Take Boris Johnson. (Please). Having been fired from The Times for fabricating two stories he then landed a top Euro correspondent job with The Telegraph. After becoming Shadow Arts Secretary he was fired for dishonesty, later to become Foreign Secretary. And who can forget the Boris Bus and its £350m a week claim which drove us in the direction of constitutional crisis – and him towards the hot seat?

The sad truth is if we’re told the same lie many times we believe it may be true. In Orwell’s Nineteen Eighty Four, when Winston is being interrogated he is asked to consider two and two may not be four. “Sometimes they are three. Sometimes they are five.”

What’s even sadder is we’re becoming deranged with politicians lying, or “paltering” as the strategy is known, where a politician doesn’t answer a question directly, but replies with a series of evasive truths. (Try watching Cathy Newman’s Channel 4 interview with Justice Minister Lucy Frazer on Tuesday where the presenter asks if the DUP should pay back the £1bn love fee, having stabbed Theresa May in the back. Frazer ignores the question and replies, repeatedly: “The Prime Minister has worked incredibly hard to ensure there is no hard border in Northern Ireland.” Blah, blah.

Of course, not all lies are bad. Each of us lies about 'once or twice a day'. About little things, sometimes for altruistic reasons. We use Santa as a potential reward device. (Although Miracle on 42nd St is a great movie, it doesn’t prove he is real.)

One psychologist even suggests, “Our social lives would collapse under the weight of honesty.” Kenneth Williams once regaled dinner guests about how film star David Niven had enjoyed a close up with his landlady on the landing upstairs. And when Williams' veracity was challenged he admitted the gentleman to be an ordinary neighbour: Niven’s name had been inserted to add piquancy. And Williams got away with it. But the ubiquity of lying in the modern world is frightening.

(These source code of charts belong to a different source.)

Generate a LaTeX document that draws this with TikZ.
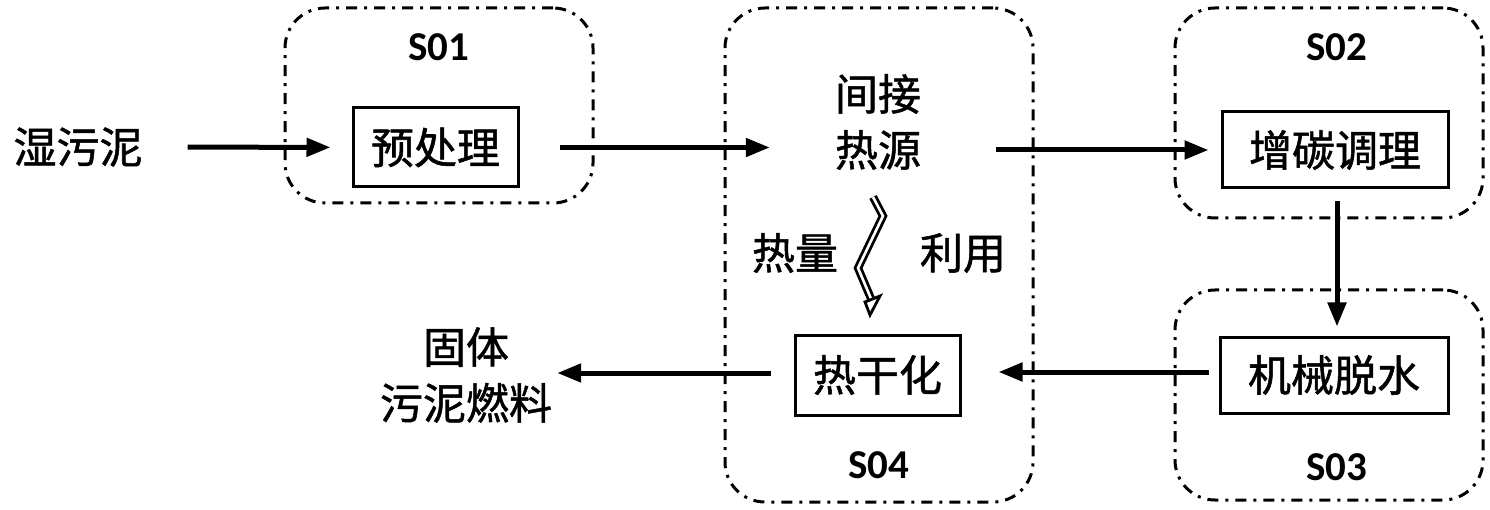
\documentclass[tikz,border=0pt]{standalone}
\usepackage{fontspec}
\setmainfont{Carlito}
\newfontfamily\cjk[FakeBold=1.2]{Noto Sans CJK SC}
\usetikzlibrary{arrows.meta}

\begin{document}
\begin{tikzpicture}[x=1pt,y=-1pt,
	stage/.style={draw,line width=3pt,rounded corners=40pt,dash pattern=on 11pt off 7pt on 3pt off 7pt,inner sep=0pt},
	proc/.style={draw,line width=3pt,inner sep=0pt,font=\cjk\fontsize{43}{56}\selectfont},
	word/.style={inner sep=0pt,align=center,font=\cjk\fontsize{43}{56}\selectfont},
	tag/.style={font=\fontsize{41}{48}\selectfont\bfseries},
	flow/.style={line width=5pt,-{Triangle[length=24pt,width=18pt]}},
	heat/.style={double=white,double distance=2.6pt,line width=2.8pt,line join=miter}]
			\useasboundingbox (0,0) rectangle (1490,510);
			% stages
			\node[stage,minimum width=308,minimum height=195] (s01) at (439,105.5) {};
			\node[stage,minimum width=308,minimum height=494] (s04) at (879,255) {};
			\node[stage,minimum width=308,minimum height=210] (s02) at (1329,113) {};
			\node[stage,minimum width=308,minimum height=210] (s03) at (1329,395) {};
			\node[tag] (t01) at (439,47) {S01};
			\node[tag] (t04) at (879,465) {S04};
			\node[tag] (t02) at (1337,47) {S02};
			\node[tag] (t03) at (1337,467) {S03};
			% steps
			\node[word] (wet) at (78,147) {湿污泥};
			\node[proc,minimum width=165,minimum height=79] (pre) at (435.5,147.5) {预处理};
			\node[word] (src) at (878,122) {间接\\热源};
			\node[proc,minimum width=226,minimum height=76] (carb) at (1335,150) {增碳调理};
			\node[proc,minimum width=228,minimum height=76] (dew) at (1334,375) {机械脱水};
			\node[proc,minimum width=165,minimum height=80] (dry) at (877.5,375) {热干化};
			\node[word] (fuel) at (466,375) {固体\\污泥燃料};
			\node[word] (use1) at (795,253) {热量};
			\node[word] (use2) at (963,253) {利用};
			% arrows
			\draw[flow,shorten <=45pt,shorten >=21pt] (wet) -- (pre);
			\draw[flow,shorten <=40pt,shorten >=65pt] (pre) -- (pre -| src.west);
			\draw[flow,shorten <=75pt,shorten >=12pt] (src.east |- carb) -- (carb);
			\draw[flow,shorten <=12pt,shorten >=9pt] (carb.south -| 1337,0) -- (dew.north -| 1337,0);
			\draw[flow,shorten <=10pt,shorten >=37pt] (dew.west |- 0,372) -- (dry.east |- 0,372);
			\draw[flow,shorten <=23pt,shorten >=5pt] (dry.west |- 0,373) -- (fuel.east |- 0,373);
			% heat
			\coordinate (hz0) at (873,197);
			\coordinate (hz1) at (883,216);
			\coordinate (hz2) at (858,268);
			\coordinate (hz3) at (872,301);
			\draw[heat] (hz0) -- (hz1) -- (hz2) -- (hz3);
			\draw[line width=2.8pt,fill=white,line join=miter] (865,302) -- (880,296) -- (870,315) -- cycle;
		\end{tikzpicture}
\end{document}
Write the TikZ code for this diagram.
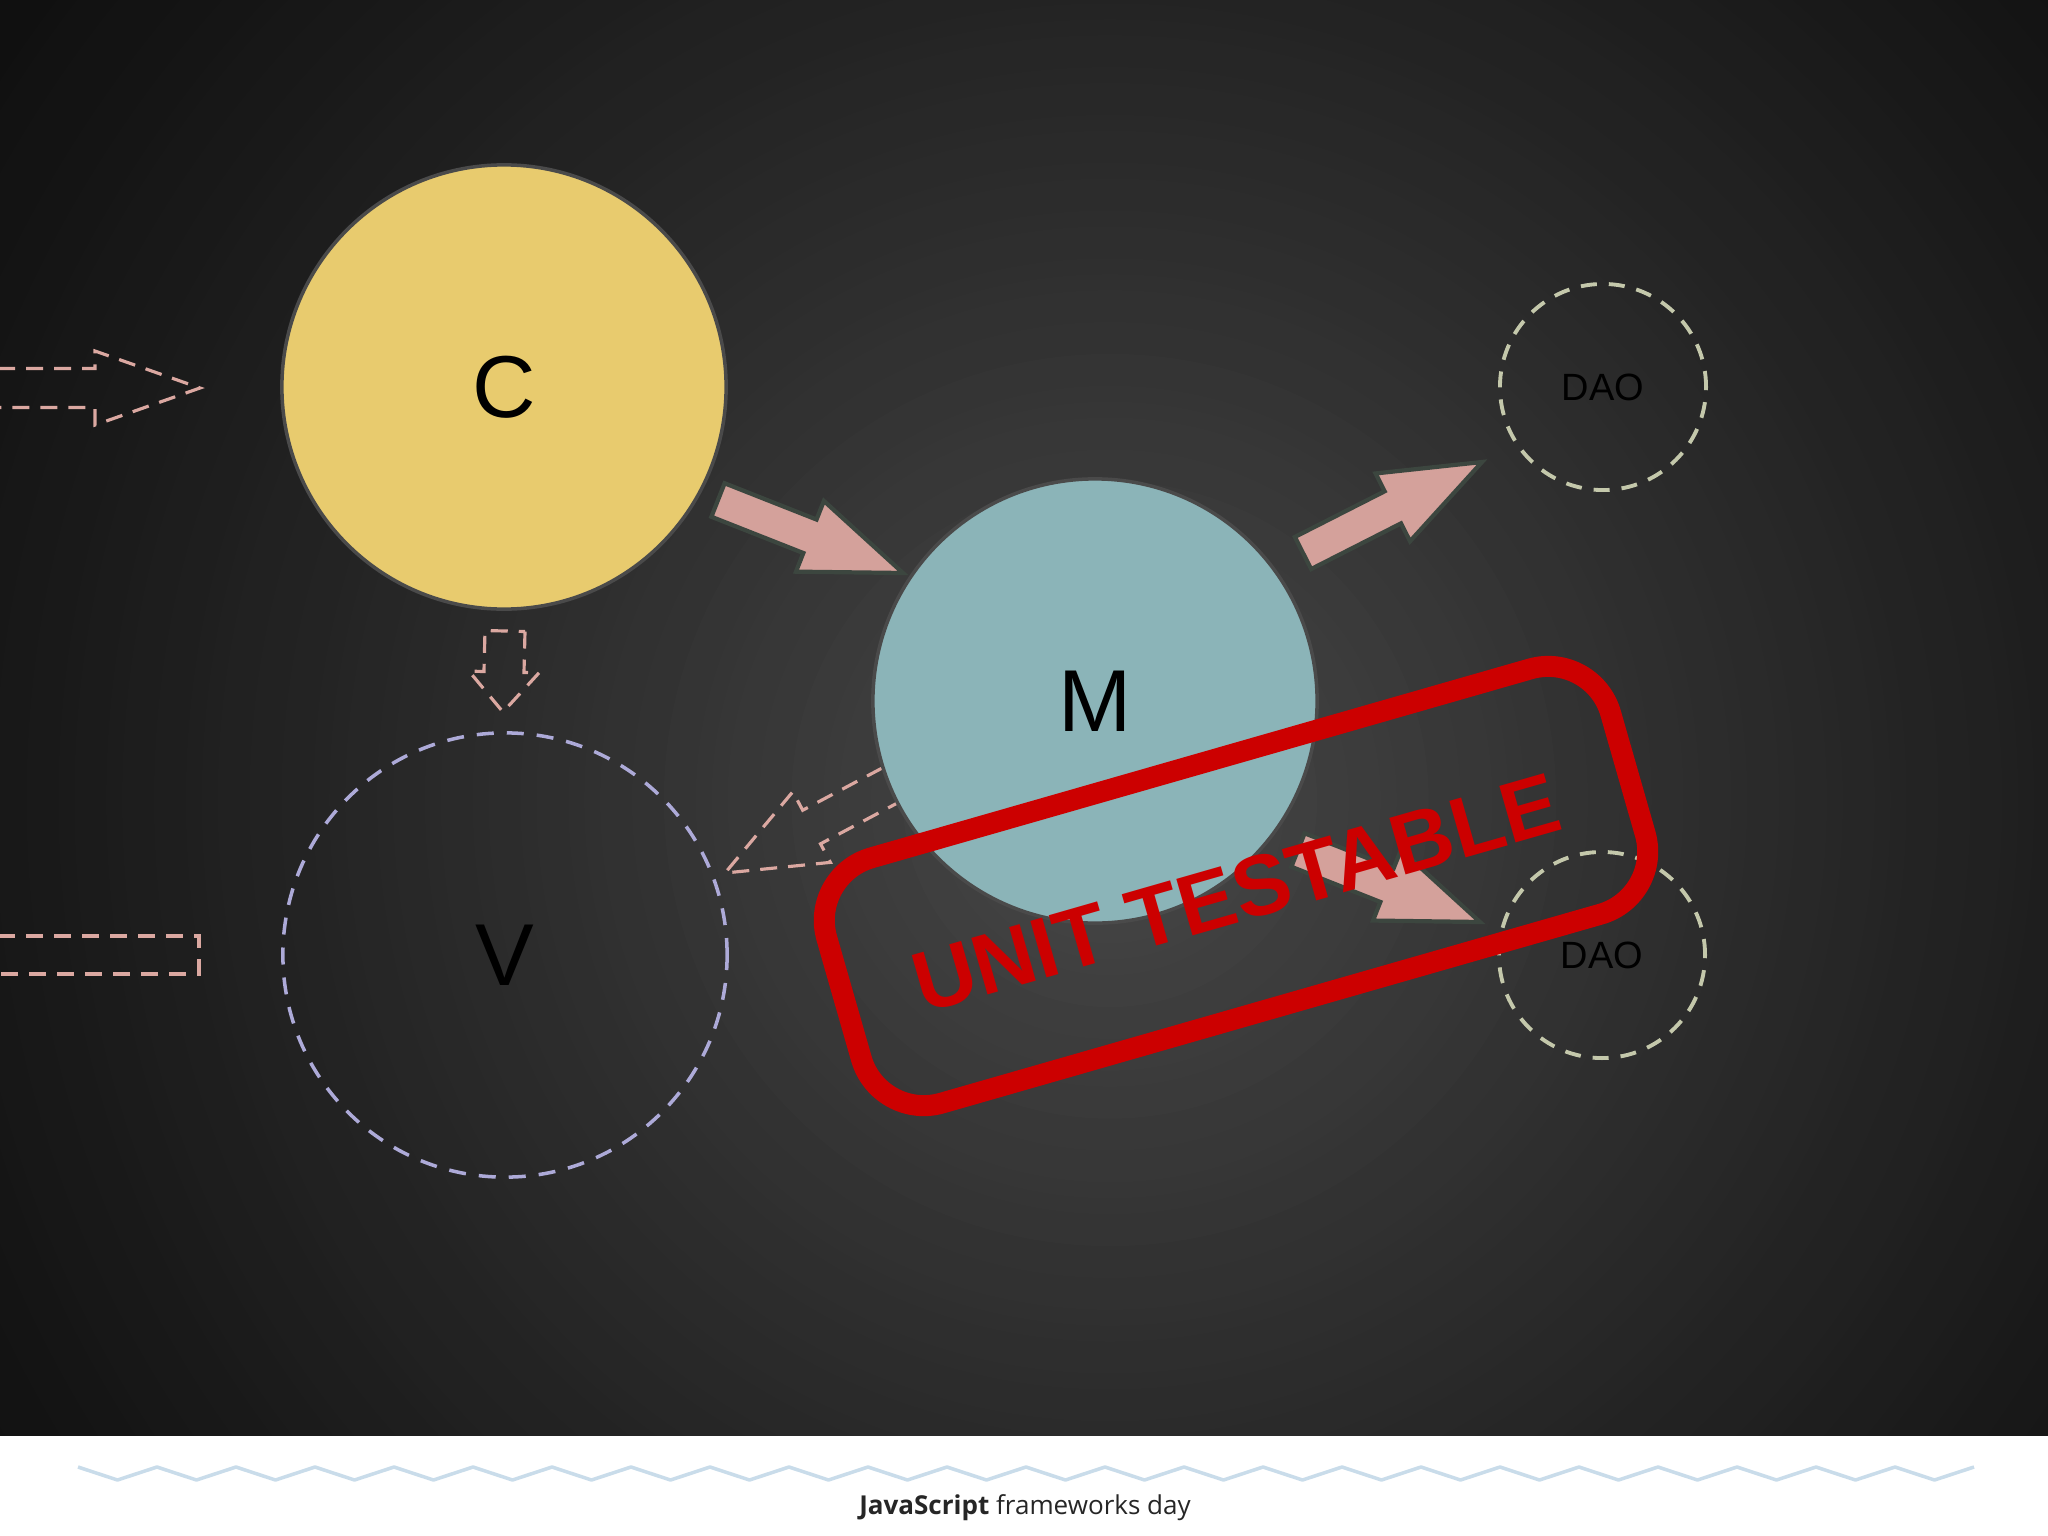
\documentclass[tikz,border=0pt]{standalone}
\usepackage{fontspec}
\setmainfont{Liberation Sans}
\newfontfamily\footfont{Open Sans}
\usetikzlibrary{calc}
\definecolor{bgin}{HTML}{484848}
\definecolor{bgout}{HTML}{0E0E0E}
\definecolor{ctrlyellow}{HTML}{E8CB6E}
\definecolor{modelblue}{HTML}{8BB4B8}
\definecolor{rim}{HTML}{4A4A4A}
\definecolor{arrowpink}{HTML}{D4A19B}
\definecolor{arrowrim}{HTML}{3C463F}
\definecolor{dashpink}{HTML}{DBA8A1}
\definecolor{viewlilac}{HTML}{ADAAD8}
\definecolor{daogreen}{HTML}{C4C8AB}
\definecolor{stampred}{HTML}{CC0000}
\definecolor{zigblue}{HTML}{C9DCEA}
% block arrow: [style]{tail}{tip}{half shaft}{half head}{head length}
\newcommand{\blockarrow}[6][]{%
  \coordinate (neck) at ($(#3)!#6!(#2)$);
  \draw[#1] ($(#2)!#4!90:(#3)$) -- ($(neck)!#4!90:(#3)$) -- ($(neck)!#5!90:(#3)$) -- (#3)
    -- ($(neck)!#5!-90:(#3)$) -- ($(neck)!#4!-90:(#3)$) -- ($(#2)!#4!-90:(#3)$) -- cycle;}
\tikzset{
  big/.style={circle, minimum size=4.44cm, inner sep=0pt, font=\fontsize{25}{30}\selectfont},
  solidarrow/.style={fill=arrowpink, draw=arrowrim, line width=1.2pt, line join=miter},
  dasharrow/.style={draw=dashpink, line width=0.9pt, dash pattern=on 0.17cm off 0.11cm},
  dao/.style={circle, minimum size=2.06cm, inner sep=0pt, draw=daogreen, line width=1.1pt,
    dash pattern=on 0.16cm off 0.12cm, font=\fontsize{10.8}{13}\selectfont},
}
\begin{document}
\begin{tikzpicture}[x=0.01cm,y=-0.01cm]
\useasboundingbox (0,0) rectangle (2048,1536);
\clip (0,0) rectangle (2048,1536);
\fill[white] (0,0) rectangle (2048,1536);
% dark slide with a soft glow
\begin{scope}
\clip (0,0) rectangle (2048,1435);
\fill[bgout] (0,0) rectangle (2048,1435);
\foreach \k in {1,...,90} {
  \pgfmathsetmacro\rr{1450*(1-\k/91)}
  \pgfmathtruncatemacro\pp{100*(\k/90)^1.2}
  \fill[bgin!\pp!bgout] (1110,800) circle (\rr);
}
\end{scope}
% incoming requests
\coordinate (in) at (-30,388); \coordinate (intip) at (200,388);
\blockarrow[dasharrow]{in}{intip}{0.195cm}{0.37cm}{1.05cm}
\draw[dasharrow] (-30,936) -- (199,936) -- (199,974) -- (-30,974);
\node[big, fill=ctrlyellow, draw=rim, line width=1pt] (ctrl) at (504,387) {C};
\node[big, draw=viewlilac, line width=1pt, dash pattern=on 0.17cm off 0.13cm] (view) at (505,955) {V};
% dashed arrows into V
\coordinate (cv) at (505,631); \coordinate (cvtip) at (503,712);
\blockarrow[dasharrow]{cv}{cvtip}{0.2cm}{0.35cm}{0.4cm}
\coordinate (mv) at (919,770); \coordinate (mvtip) at (725,873);
\blockarrow[dasharrow]{mv}{mvtip}{0.19cm}{0.4cm}{0.98cm}
\node[big, fill=modelblue, draw=rim, line width=1pt] (model) at (1095,701) {M};
\node[dao] (dao1) at (1603,387) {DAO};
\node[dao] (dao2) at (1602,955) {DAO};
% solid arrows
\coordinate (cm) at (718,500); \coordinate (cmtip) at (903,573);
\blockarrow[solidarrow]{cm}{cmtip}{0.18cm}{0.38cm}{1cm}
\coordinate (md1) at (1303,553); \coordinate (md1tip) at (1482,462);
\blockarrow[solidarrow]{md1}{md1tip}{0.18cm}{0.38cm}{1cm}
\coordinate (md2) at (1298,850); \coordinate (md2tip) at (1480,922);
\blockarrow[solidarrow]{md2}{md2tip}{0.18cm}{0.38cm}{1cm}
% stamp
\node[draw=stampred, line width=0.21cm, rounded corners=0.65cm, rotate=16,
  minimum width=8.15cm, minimum height=2.55cm] (stamp) at (1236,886) {};
\node[rotate=16, text=stampred, font=\bfseries\fontsize{24.3}{29}\selectfont] (stamptext) at (1236,893) {UNIT TESTABLE};
% footer
\draw[zigblue, line width=1pt, line join=round] (78,1467) foreach \i in {1,...,24} {-- ++(39.5,13) -- ++(39.5,-13)};
\node[font=\footfont\fontsize{7.4}{9}\selectfont, text=black!85] (foot) at (1025,1508) {\textbf{JavaScript} frameworks day};
\end{tikzpicture}
\end{document}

There is little comfort in learning the older lie less. Dishonesty, for example, pervades our romantic relationships when we’re young. It’s the fact lying has become a career strategy. It’s the fact we’ve mostly come to accept it in all its forms.

Ah, you’ll say. Do you never lie? No, not really. Perhaps a white lie? “Yes, I’m making good headway with the Kevin Bridges' feature.” (Which really means the notion has just about entered my head.)

But big lies. No. I’ve realised the headaches they can cause for everyone. Although I could be lying about not lying.